Yes I know it was a rotten joke and an even worse slogan.

Our trip over to see Sleeping Beauty at the Rep in Dundee was a great success. The production was brilliant and the comic timing superb and although we are not supposed to like the wicked witch, we, of course, loved her. A great addition was the use of a harp to accompany the actors. However for me, the favourite was John Buick as Spider King, Glaswegians are such natural comedians.

Television over the festive season, I am total ‘musical-eds out’. Along with some golden oldies like Casablanca, “Here’s looking at you kid”. I even watched the animated version of “Sinbad: Legend of the Seven Seas” You know the temperament and facial expressions of the heroine are those of Kristen Scott Thomas, uncanny.

Irene’s naughty cat perched himself, up on a shelf and out of reach of Tim. From here he stretched out a paw and teased poor Tim, forbidding the old boy from having his after-dinner nap.

Blaise’ will do what cats will do,

Play with ball, play with shoe,

Tear the paper from my wall,

Never come when I call,

But when it’s time for his tea,

It’s he who comes to search for me.

Another year in, and still managing to dodge the undertaker. Old Years Night I spent with my sister, it was Irene’s turn to cook and her meal was a traditional homemade steak pie, potatoes and turnip. I have not made a New Years resolution, seemed little point since I’m a spur of the moment kind of a guy and very content with my lot.

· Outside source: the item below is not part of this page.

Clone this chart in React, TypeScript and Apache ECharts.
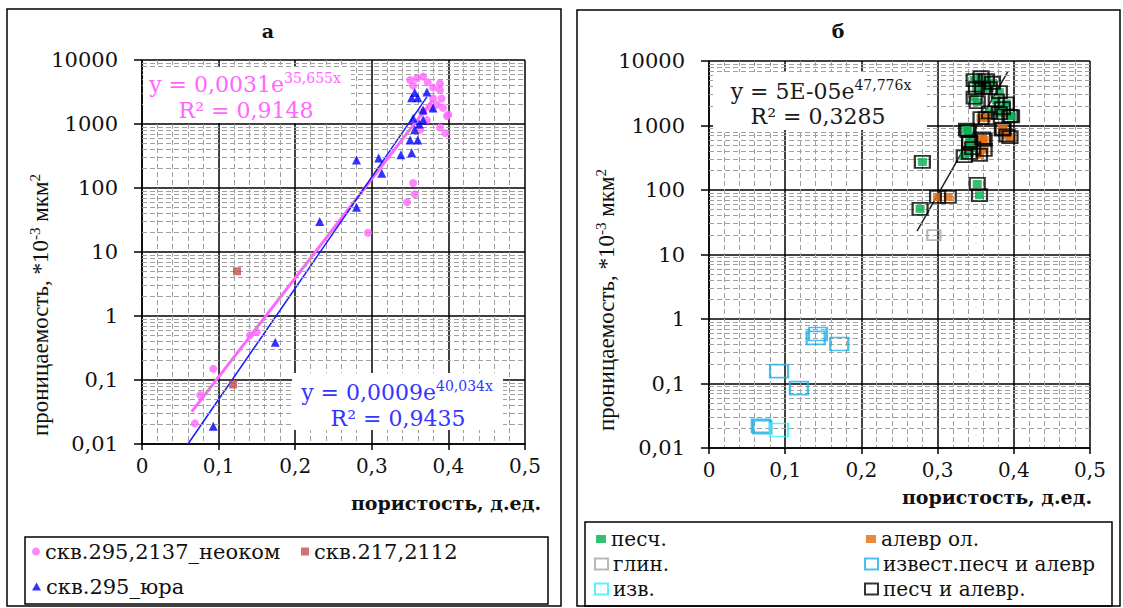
import React, { useEffect, useRef } from 'react';
import * as echarts from 'echarts';

// ---------- DATA (panel а) ----------
const neokomData: [number, number][] = [
  [0.069, 0.021], [0.076, 0.058], [0.093, 0.15], [0.141, 0.5], [0.15, 0.56],
  [0.295, 20], [0.346, 60], [0.354, 120], [0.356, 80],
  [0.35, 4870], [0.359, 5200], [0.367, 5500], [0.373, 4500], [0.354, 4000],
  [0.38, 3700], [0.389, 3400], [0.391, 2500], [0.38, 2500], [0.376, 1840],
  [0.385, 2000], [0.393, 1800], [0.372, 1150], [0.4, 1400], [0.389, 880],
  [0.396, 720], [0.363, 810], [0.367, 1550], [0.389, 4300], [0.398, 1330],
];
const well217Data: [number, number][] = [[0.124, 5.0], [0.119, 0.085]];
const juraData: [number, number][] = [
  [0.093, 0.019], [0.174, 0.39], [0.232, 30], [0.28, 50], [0.28, 275],
  [0.309, 295], [0.313, 170], [0.338, 330], [0.352, 355], [0.35, 560],
  [0.36, 560], [0.356, 810], [0.354, 1230], [0.367, 1150], [0.36, 2570],
  [0.352, 2570], [0.372, 3170], [0.38, 1780], [0.367, 1660], [0.356, 3100],
  [0.362, 1000],
];
const pinkTrend: [number, number][] = [[0.065, 0.032], [0.38, 2400]];
const blueTrend: [number, number][] = [[0.06, 0.01], [0.372, 2650]];

// ---------- DATA (panel б) ----------
const sandData: [number, number][] = [
  [0.28, 272], [0.277, 51], [0.352, 124], [0.355, 83], [0.335, 336],
  [0.342, 536], [0.34, 822], [0.395, 1410], [0.348, 5070], [0.357, 5600],
  [0.364, 5070], [0.372, 4600], [0.351, 3800], [0.359, 3900], [0.368, 3800],
  [0.381, 3300], [0.348, 2700], [0.377, 2450], [0.39, 2200], [0.385, 1850],
  [0.397, 1380], [0.381, 1550], [0.338, 860], [0.342, 560], [0.346, 445],
  [0.342, 375], [0.352, 2300], [0.368, 1600],
];
const siltData: [number, number][] = [
  [0.357, 1300], [0.364, 1300], [0.385, 860], [0.391, 700], [0.359, 630],
  [0.361, 420], [0.3, 78], [0.314, 78], [0.355, 350], [0.361, 600],
  [0.386, 890], [0.395, 660],
];
const clayData: [number, number][] = [[0.295, 20]];
const limeSandSiltData: [number, number][] = [
  [0.143, 0.585], [0.14, 0.51], [0.171, 0.41], [0.092, 0.156],
  [0.118, 0.085], [0.07, 0.021], [0.068, 0.022],
];
const limeData: [number, number][] = [[0.092, 0.019]];
const sandSiltData: [number, number][] = [...sandData, ...siltData];
const blackTrend: [number, number][] = [[0.273, 23], [0.392, 6790]];

const X_MIN = 0;
const X_MAX = 0.5;
const X_STEP = 0.1;
const Y_MIN = 0.01;
const Y_MAX = 10000;
const DECADES = [0.01, 0.1, 1, 10, 100, 1000];
const MINOR_MULT = [2, 3, 4, 5, 6, 7, 8, 9];

const SERIF = 'DejaVu Serif';
const NARROW = 'Liberation Serif';

const fmt = (v: number) => Number(Number(v).toPrecision(8)).toString().replace('.', ',');

function xAxisCfg(gridIndex: number) {
  return {
    type: 'value', gridIndex, min: X_MIN, max: X_MAX, interval: X_STEP,
    axisLine: { show: true, onZero: false, lineStyle: { color: '#000', width: 1.5 } },
    axisTick: { show: true, inside: false, length: 6, lineStyle: { color: '#000', width: 1.5 } },
    axisLabel: { margin: 12, color: '#111', fontFamily: SERIF, fontSize: 20, formatter: fmt },
    splitLine: { show: true, lineStyle: { color: '#000', width: 1.5 } },
    minorTick: { show: false, splitNumber: 5 },
    minorSplitLine: { show: true, lineStyle: { color: '#a0a0a0', width: 1, type: [5, 3] } },
  };
}
function yAxisCfg(gridIndex: number) {
  return {
    type: 'log', logBase: 10, gridIndex, min: Y_MIN, max: Y_MAX, splitNumber: 6,
    axisLine: { show: true, onZero: false, lineStyle: { color: '#000', width: 1.5 } },
    axisTick: { show: true, inside: false, length: 8, lineStyle: { color: '#000', width: 1.5 } },
    axisLabel: { margin: 24, color: '#111', fontFamily: SERIF, fontSize: 21, formatter: fmt },
    splitLine: { show: true, lineStyle: { color: '#000', width: 1.5 } },
  };
}
function minorHelper(i: number) {
  const vals: number[] = [];
  DECADES.forEach((d) => MINOR_MULT.forEach((m) => vals.push(Number((d * m).toPrecision(6)))));
  return {
    type: 'line', name: 'minor' + i, xAxisIndex: i, yAxisIndex: i, data: [], silent: true, z: 1,
    markLine: {
      silent: true, symbol: ['none', 'none'], label: { show: false }, emphasis: { disabled: true },
      lineStyle: { color: '#a0a0a0', width: 1, type: [5, 3] },
      data: vals.map((v) => ({ yAxis: v })),
    },
  };
}
function trend(name: string, data: [number, number][], i: number, color: string, width: number) {
  return {
    type: 'line', name, xAxisIndex: i, yAxisIndex: i, data, showSymbol: false, silent: true, z: 4,
    lineStyle: { color, width }, emphasis: { disabled: true },
  };
}
function scatter(name: string, data: [number, number][], i: number, symbol: string, size: any, itemStyle: any, z = 5) {
  return { type: 'scatter', name, xAxisIndex: i, yAxisIndex: i, data, symbol, symbolSize: size, itemStyle, z, emphasis: { disabled: true } };
}
function legend(name: string, icon: string, left: number, top: number, w: number, h: number, itemStyle: any, fontSize = 20) {
  return {
    data: [{ name, icon, itemStyle }], left, top, itemWidth: w, itemHeight: h, selectedMode: false,
    padding: 0, textStyle: { fontFamily: SERIF, fontSize, color: '#111' },
  };
}
const supRich = (fill: string, size: number) => ({
  m: { fontFamily: SERIF, fontSize: size, fill, color: fill, lineHeight: 26, verticalAlign: 'middle' },
  s: { fontFamily: SERIF, fontSize: 14, fill, color: fill, lineHeight: 14, verticalAlign: 'top' },
});
function eqText(x: number, y: number, text: string, fill: string) {
  return {
    type: 'text', x, y, z: 10,
    style: { text, rich: supRich(fill, 22), align: 'center', verticalAlign: 'middle', fill },
  };
}
function yName(x: number, y: number) {
  return {
    type: 'text', x, y, rotation: Math.PI / 2, z: 10,
    style: {
      text: '{a|проницаемость, *10}{s|-3}{a| мкм}{s|2}',
      align: 'center', verticalAlign: 'middle', fill: '#111',
      rich: {
        a: { fontFamily: NARROW, fontSize: 23, fill: '#111', color: '#111', lineHeight: 26, verticalAlign: 'middle' },
        s: { fontFamily: NARROW, fontSize: 15, fill: '#111', color: '#111', lineHeight: 14, verticalAlign: 'top' },
      },
    },
  };
}

export default function App() {
  const ref = useRef<HTMLDivElement>(null);
  useEffect(() => {
    if (!ref.current) return;
    const chart = echarts.init(ref.current, null, { renderer: 'svg' });
    const frame = { fill: 'none', stroke: '#000', lineWidth: 1.5 };
    chart.setOption({
      animation: false,
      backgroundColor: '#fff',
      grid: [
        { left: 142, top: 60, width: 383, height: 384 },
        { left: 709, top: 61, width: 381, height: 387 },
      ],
      xAxis: [xAxisCfg(0), xAxisCfg(1)],
      yAxis: [yAxisCfg(0), yAxisCfg(1)],
      legend: [
        legend('скв.295,2137_неоком', 'circle', 32, 541, 8, 8, { color: '#ff66ff' }, 21),
        legend('скв.217,2112', 'rect', 301, 541, 8, 8, { color: '#c0504d' }, 21),
        legend('скв.295_юра', 'triangle', 32, 576, 9, 8, { color: '#0000ff' }, 21),
        legend('песч.', 'rect', 596, 529, 10, 8, { color: '#00b050' }),
        legend('алевр ол.', 'rect', 866, 529, 10, 8, { color: '#e46c0a' }),
        legend('глин.', 'rect', 594, 554, 13, 11, { color: '#fff', borderColor: '#a6a6a6', borderWidth: 2 }),
        legend('извест.песч и алевр', 'rect', 864, 554, 13, 11, { color: '#fff', borderColor: '#1fb0e8', borderWidth: 2 }),
        legend('изв.', 'rect', 594, 579, 13, 11, { color: '#fff', borderColor: '#33eeff', borderWidth: 2 }),
        legend('песч и алевр.', 'rect', 864, 579, 13, 11, { color: '#fff', borderColor: '#000', borderWidth: 2 }),
      ],
      series: [
        minorHelper(0),
        minorHelper(1),
        trend('trendPink', pinkTrend, 0, '#ff66ff', 3),
        trend('trendBlue', blueTrend, 0, '#1a1aff', 1.5),
        scatter('скв.295,2137_неоком', neokomData, 0, 'circle', 8, { color: '#ff66ff' }),
        scatter('скв.217,2112', well217Data, 0, 'rect', 8, { color: '#c0504d' }),
        scatter('скв.295_юра', juraData, 0, 'triangle', 9, { color: '#0000ff' }),
        scatter('песч.', sandData, 1, 'rect', [9, 8], { color: '#00b050' }),
        scatter('алевр ол.', siltData, 1, 'rect', [9, 8], { color: '#e46c0a' }),
        scatter('глин.', clayData, 1, 'rect', [13, 10], { color: 'rgba(0,0,0,0)', borderColor: '#a6a6a6', borderWidth: 2 }),
        scatter('извест.песч и алевр', limeSandSiltData, 1, 'rect', [18, 13], { color: 'rgba(0,0,0,0)', borderColor: '#1fb0e8', borderWidth: 2 }),
        scatter('изв.', limeData, 1, 'rect', [18, 13], { color: 'rgba(0,0,0,0)', borderColor: '#33eeff', borderWidth: 2 }),
        scatter('песч и алевр.', sandSiltData, 1, 'rect', [15, 12], { color: 'rgba(0,0,0,0)', borderColor: '#000', borderWidth: 2 }, 6),
        trend('trendBlack', blackTrend, 1, '#222', 1.5),
      ],
      graphic: [
        { type: 'rect', shape: { x: 7, y: 9, width: 554, height: 597 }, style: frame, z: 0 },
        { type: 'rect', shape: { x: 577, y: 10, width: 543, height: 596 }, style: frame, z: 0 },
        { type: 'rect', shape: { x: 25, y: 537, width: 523, height: 67 }, style: frame, z: 0 },
        { type: 'rect', shape: { x: 585, y: 522, width: 527, height: 84 }, style: frame, z: 0 },
        { type: 'text', x: 268, y: 31, style: { text: 'а', font: `bold 19px "${SERIF}"`, fill: '#111', align: 'center', verticalAlign: 'middle' } },
        { type: 'text', x: 838, y: 31, style: { text: 'б', font: `bold 19px "${SERIF}"`, fill: '#111', align: 'center', verticalAlign: 'middle' } },
        { type: 'text', x: 541, y: 503, style: { text: 'пористость, д.ед.', font: `bold 19px "${SERIF}"`, fill: '#111', align: 'right', verticalAlign: 'middle' } },
        { type: 'text', x: 1092, y: 497, style: { text: 'пористость, д.ед.', font: `bold 19px "${SERIF}"`, fill: '#111', align: 'right', verticalAlign: 'middle' } },
        yName(40, 305),
        yName(606, 300),
        { type: 'rect', shape: { x: 143, y: 67, width: 208, height: 56 }, style: { fill: '#fff' }, z: 9 },
        eqText(245, 84, '{m|y = 0,0031e}{s|35,655x}', '#ff66ff'),
        eqText(246, 110, '{m|R² = 0,9148}', '#ff66ff'),
        { type: 'rect', shape: { x: 292, y: 373, width: 211, height: 57 }, style: { fill: '#fff' }, z: 9 },
        eqText(397, 392, '{m|y = 0,0009e}{s|40,034x}', '#3535ff'),
        eqText(398, 418, '{m|R² = 0,9435}', '#3535ff'),
        { type: 'rect', shape: { x: 713, y: 72, width: 214, height: 58 }, style: { fill: '#fff' }, z: 9 },
        eqText(821, 91, '{m|y = 5E-05e}{s|47,776x}', '#1a1a1a'),
        eqText(818, 116, '{m|R² = 0,3285}', '#1a1a1a'),
      ],
    });
    return () => chart.dispose();
  }, []);
  return <div ref={ref} style={{ position: 'absolute', left: 0, top: 0, width: 1123, height: 608 }} />;
}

The New Year heralded in a new decade. We stood by the sea wall at North Queensferry and watched the magnificent fireworks display from the Forth Rail Bridge. How hopefully we travelled then. Barely a year on and it has all started to unravel.

Who could ever forget the feeling of disbelief as we watched that loop of film on our television screens as the planes crashed, over and over again, headlong into the twin towers of the World Trade Centre, or the stuned look on the face of President GW Bush as his aid whispered the news into his ear?

But saddest of all for the world was when the two cowboys, Bush and Blair, strapping on their six-shooters and wearing tarnished white hats, stepped out into the street to Kick-Ass. And set off a chain of reaction that we still live with to this day. Sow the wind and reap a whirlwind.